The Urban Development Bill before Parliament will provide Kāinga Ora with the power to undertake complex urban development projects by itself, or in partnership with iwi, local government or the private sector.
The process will involve the establishment of a specified development project (SDP) and then a development plan outlining the development powers and funding arrangements that will be used for the SDP. The development plan process will involve a public consultation and submission process but submitters will have very limited appeal rights. Importantly, the Urban Development Bill will provide Kāinga Ora with a comprehensive suite of powers that would allow it to act as a consenting authority in relation to the specified development project area, compulsorily acquire land, build infrastructure or require network utility operators to install assets, set targeted rates and levy development contributions.
If effectively used, the new powers will enable Kāinga Ora to partner with councils, communities, mana whenua and private developers to build much-needed homes and infrastructure at pace and scale.
However, early indications are that specified development projects will only be used in a dozen or so areas. So what is there for everyone else wanting to get on with housing development outside SDP areas?
Years of underinvestment means that Auckland is faced with the challenge of servicing new areas with infrastructure but also rectifying years of underinvestment in existing areas. Local government has the tools to finance and provide new infrastructure but is struggling with debt levels and the pressures of population growth, climate change, tourism and other responsibilities passed down from central government. The Infrastructure Funding and Financing Bill, at select committee stage, provides some new tools for developers desperate for new infrastructure to service their developments.

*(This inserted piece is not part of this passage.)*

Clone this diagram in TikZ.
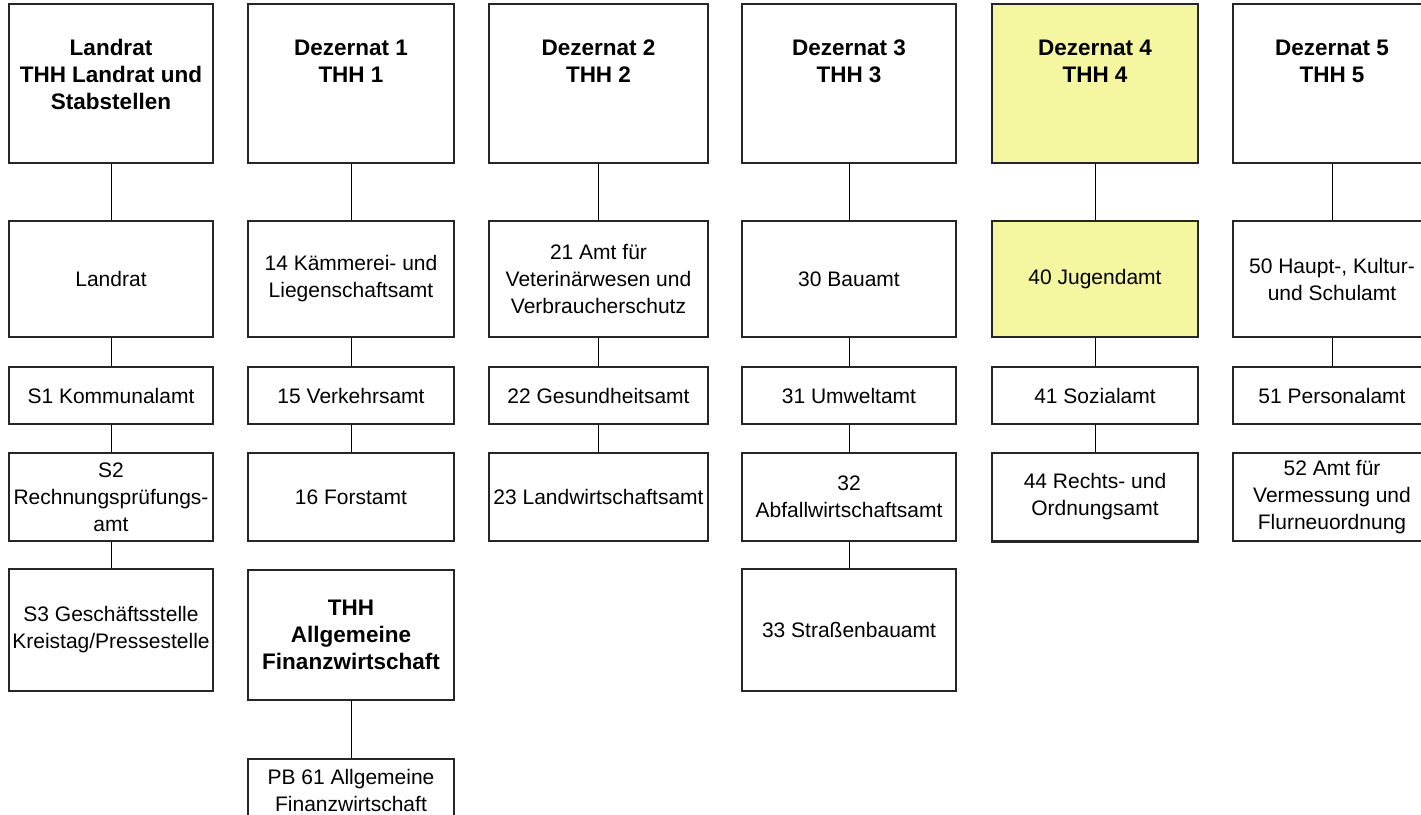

Developers who need new infrastructure for housing development currently need to shoulder the costs up-front through development contributions, construct the infrastructure themselves and/or convince council to take on debt to build it. The Infrastructure Funding and Financing Bill proposes a new way of financing infrastructure that spreads the burden of paying for it over time among those who benefit from that new infrastructure. The bill will enable Special Purpose Vehicles (SPVs) that will be responsible for financing and the construction of the infrastructure assets and will service the financing via a levy on future owners. Once constructed, the infrastructure will vest in the relevant local authority.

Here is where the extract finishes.